#### [Problem to work on]
Quote every line below exactly and skip any picture.

● ● ●

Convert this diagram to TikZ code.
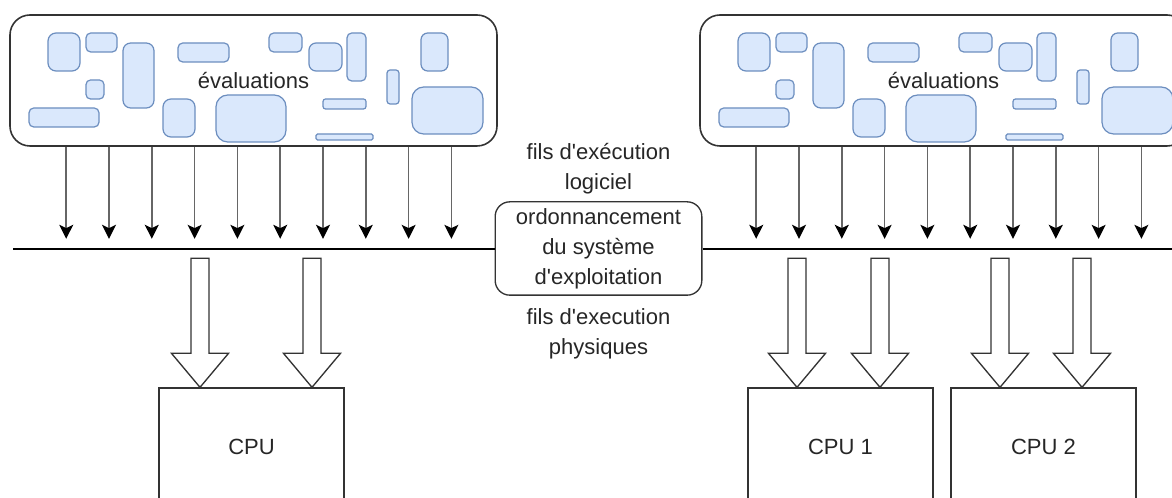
\documentclass[tikz,border=0pt]{standalone}
\usepackage{fontspec}
\setmainfont{Liberation Sans}
\usetikzlibrary{arrows.meta,calc,positioning}
\definecolor{taskfill}{HTML}{DAE8FC}
\definecolor{taskdraw}{HTML}{6C8EBF}
\newcommand\apos{\textquotesingle}

\tikzset{
  evals/.style={draw=black!80,line width=1.2pt,rounded corners=15pt,
    minimum width=365.25pt,minimum height=98.25pt,inner sep=0pt},
  task/.style={draw=taskdraw,fill=taskfill,line width=0.9pt},
  thread/.style={draw=black!60,line width=1.1pt,
    -{Stealth[black,length=10.5pt,width=10.5pt,inset=2.5pt]}},
  bus/.style={draw=black,line width=0.9pt},
  sched/.style={draw=black!80,line width=1pt,rounded corners=11pt,align=center,
    minimum width=155pt,minimum height=70pt,inner sep=0pt},
  lbl/.style={align=center,inner sep=0pt},
  cpu/.style={draw=black!80,line width=1pt,minimum width=138.75pt,minimum height=88.5pt},
  hw/.style={draw=black!80,line width=1pt,fill=white,line join=miter}
}
% fat arrow ending on top of a cpu: #1 node, #2 shift of the tip
\newcommand\hwthread[2]{%
  \draw[hw] ($(#1.north)+(#2,0)$) -- ++(-28.5,-34) -- ++(19.5,0) -- ++(0,-95)
    -- ++(18,0) -- ++(0,95) -- ++(19.5,0) -- cycle;}

\begin{document}
\begin{tikzpicture}[x=0.75pt,y=-0.75pt,font=\fontsize{16.5}{22.5}\selectfont,text=black!85]
\useasboundingbox (0,0) rectangle (1172,498);
\clip (0,0) rectangle (1172,498);

% the two sets of evaluations
\foreach \dx/\name in {0/evalL,690/evalR}{
  \node[evals] (\name) at (253.5+\dx,80.5) {évaluations};
  \foreach \xa/\ya/\xb/\yb in {48/33/80/71, 86/33/117/52, 123/43/154/108,
      178/43/229/62, 86/80/104/99, 29/108/99/127, 163/99/195/137,
      216/95/286/142, 269/33/302/52, 309/43/342/71, 347/33/366/81,
      387/70/399/104, 323/99/366/109, 316/134/373/140, 421/33/448/71,
      412/87/483/134}{
    \pgfmathsetmacro\r{0.25*min(\xb-\xa,\yb-\ya)}
    \draw[task,rounded corners=\r*0.75pt] (\xa+\dx,\ya) rectangle (\xb+\dx,\yb);
  }
  \foreach \i in {0,...,9}
    \draw[thread] ($(\name.south west)+(57+42.8*\i,0)$) -- ++(0,92);
}

% scheduler on the line
\node[sched] (sched) at (598.5,248.5) {ordonnancement\\du système\\d\apos exploitation};
\coordinate (lineL) at (13,249);
\coordinate (lineR) at (1172,249);
\draw[bus] (lineL) -- (lineL -| sched.west);
\draw[bus] (sched.east |- lineR) -- (lineR);

\node[lbl,on grid,above=60pt of sched] (soft) {fils d\apos exécution\\logiciel};
\node[lbl,on grid,below=64pt of sched] (phys) {fils d\apos execution\\physiques};

% processors
\node[cpu] (cpu) at (251.5,447) {CPU};
\node[cpu] (cpu1) at (840.5,447) {CPU 1};
\node[cpu] (cpu2) at (1043.5,447) {CPU 2};

\hwthread{cpu}{-51.5}
\hwthread{cpu}{60.5}
\hwthread{cpu1}{-43.5}
\hwthread{cpu1}{39.5}
\hwthread{cpu2}{-43.5}
\hwthread{cpu2}{38.5}
\end{tikzpicture}
\end{document}
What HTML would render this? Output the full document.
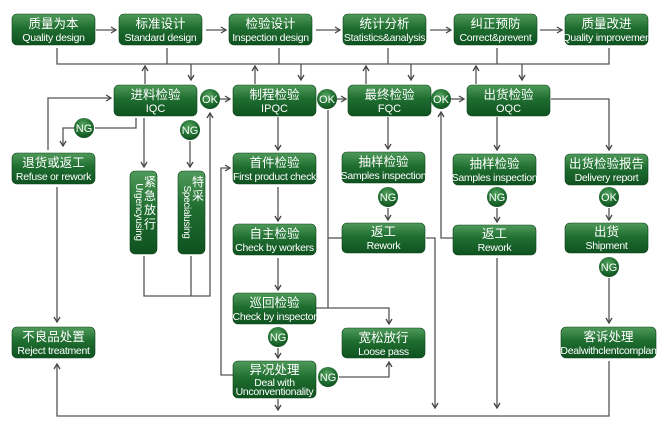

● ● ●

#### [Exercise result]
Convert this diagram to TikZ code.
\documentclass[tikz,border=0pt]{standalone}
\usepackage{fontspec}
\setmainfont{Liberation Sans}
\usetikzlibrary{arrows.meta,calc,positioning}
\definecolor{taskfill}{HTML}{DAE8FC}
\definecolor{taskdraw}{HTML}{6C8EBF}
\newcommand\apos{\textquotesingle}

\tikzset{
  evals/.style={draw=black!80,line width=1.2pt,rounded corners=15pt,
    minimum width=365.25pt,minimum height=98.25pt,inner sep=0pt},
  task/.style={draw=taskdraw,fill=taskfill,line width=0.9pt},
  thread/.style={draw=black!60,line width=1.1pt,
    -{Stealth[black,length=10.5pt,width=10.5pt,inset=2.5pt]}},
  bus/.style={draw=black,line width=0.9pt},
  sched/.style={draw=black!80,line width=1pt,rounded corners=11pt,align=center,
    minimum width=155pt,minimum height=70pt,inner sep=0pt},
  lbl/.style={align=center,inner sep=0pt},
  cpu/.style={draw=black!80,line width=1pt,minimum width=138.75pt,minimum height=88.5pt},
  hw/.style={draw=black!80,line width=1pt,fill=white,line join=miter}
}
% fat arrow ending on top of a cpu: #1 node, #2 shift of the tip
\newcommand\hwthread[2]{%
  \draw[hw] ($(#1.north)+(#2,0)$) -- ++(-28.5,-34) -- ++(19.5,0) -- ++(0,-95)
    -- ++(18,0) -- ++(0,95) -- ++(19.5,0) -- cycle;}

\begin{document}
\begin{tikzpicture}[x=0.75pt,y=-0.75pt,font=\fontsize{16.5}{22.5}\selectfont,text=black!85]
\useasboundingbox (0,0) rectangle (1172,498);
\clip (0,0) rectangle (1172,498);

% the two sets of evaluations
\foreach \dx/\name in {0/evalL,690/evalR}{
  \node[evals] (\name) at (253.5+\dx,80.5) {évaluations};
  \foreach \xa/\ya/\xb/\yb in {48/33/80/71, 86/33/117/52, 123/43/154/108,
      178/43/229/62, 86/80/104/99, 29/108/99/127, 163/99/195/137,
      216/95/286/142, 269/33/302/52, 309/43/342/71, 347/33/366/81,
      387/70/399/104, 323/99/366/109, 316/134/373/140, 421/33/448/71,
      412/87/483/134}{
    \pgfmathsetmacro\r{0.25*min(\xb-\xa,\yb-\ya)}
    \draw[task,rounded corners=\r*0.75pt] (\xa+\dx,\ya) rectangle (\xb+\dx,\yb);
  }
  \foreach \i in {0,...,9}
    \draw[thread] ($(\name.south west)+(57+42.8*\i,0)$) -- ++(0,92);
}

% scheduler on the line
\node[sched] (sched) at (598.5,248.5) {ordonnancement\\du système\\d\apos exploitation};
\coordinate (lineL) at (13,249);
\coordinate (lineR) at (1172,249);
\draw[bus] (lineL) -- (lineL -| sched.west);
\draw[bus] (sched.east |- lineR) -- (lineR);

\node[lbl,on grid,above=60pt of sched] (soft) {fils d\apos exécution\\logiciel};
\node[lbl,on grid,below=64pt of sched] (phys) {fils d\apos execution\\physiques};

% processors
\node[cpu] (cpu) at (251.5,447) {CPU};
\node[cpu] (cpu1) at (840.5,447) {CPU 1};
\node[cpu] (cpu2) at (1043.5,447) {CPU 2};

\hwthread{cpu}{-51.5}
\hwthread{cpu}{60.5}
\hwthread{cpu1}{-43.5}
\hwthread{cpu1}{39.5}
\hwthread{cpu2}{-43.5}
\hwthread{cpu2}{38.5}
\end{tikzpicture}
\end{document}
What HTML would render this? Output the full document.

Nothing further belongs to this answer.